For a while it seemed like this election was Mr. Odinga’s to lose. I have since softened on this a little bit. Despite his many problems, Mr. Kenyatta can still win this election, at least the first round. In the second round everything will be contingent on who between Messrs Kenyatta and Odinga can bag the roughly 20% of votes that will go to various smaller candidates in the first round. As things stand Mr. Odinga is the likely beneficiary of these votes.

A lot will happen between now and March 4th. But key things to consider include:

  1. If turnout is low on March 4th Mr. Kenyatta will emerge the winner. His (national) base is relatively wealthier and more urban (or more accurately, more politically engaged – if you doubt this see the voter registration numbers for Kiambu county alone) than Mr. Odinga’s and thus will have a higher turnout. Having failed to match Mr. Kenyatta’s voter registration rates, Mr. Odinga needs upwards of 80% of those registered in his strongholds to show up to vote, or else he will lose.
  2. Mr. Kenyatta appeared to be the better organized candidate in getting his base to register to vote. And given the way in which his party handled the nominations exercise, it is likely that he will out-organize Mr. Odinga in getting his supporters to the polls. This spells more trouble for Mr. Odinga.
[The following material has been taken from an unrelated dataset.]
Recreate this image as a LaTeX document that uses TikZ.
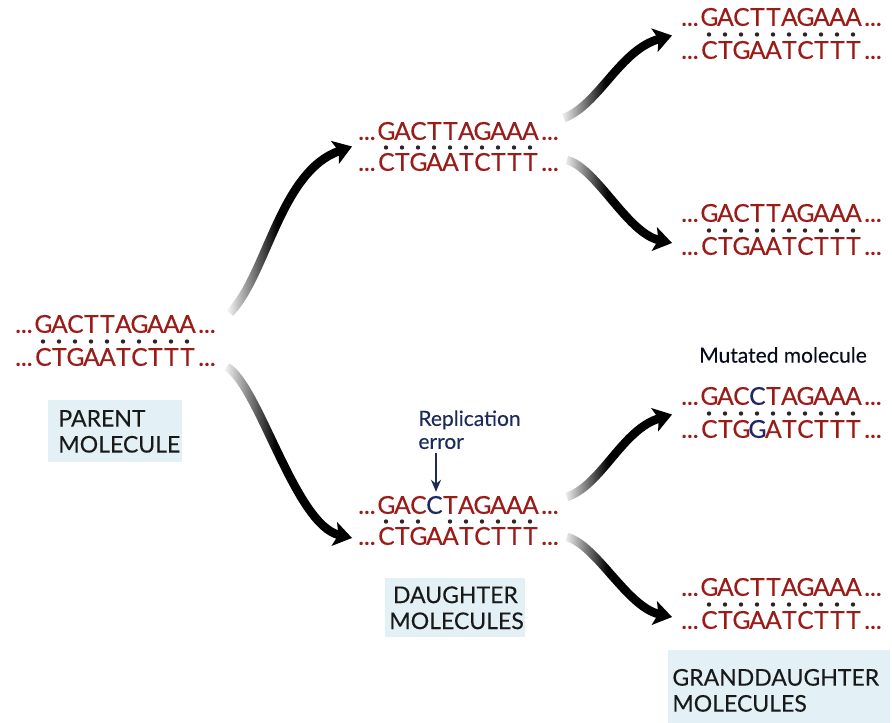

  3. The nominations exercise gave Mr. Odinga’s coalition bad press for four consecutive days. His home base of Nyanza was the worst affected. Seemingly undemocratic nomination exercises – in which Odinga’s allies controversially won party primaries – in the region may depress turnout, something that Odinga should be worrying about A LOT. Watch out for how Mr. Odinga’s party handles the nominations fallout in his Nyanza backyard.
  4. Musalia Mudavadi appears to have made gains in Western province – he is polling there at 26%. His gain is Odinga’s loss. If Mr. Mudavadi continues to gain in the next 40 days then we shall almost be assured of a run off, after Mr. Kenyatta wins the first round.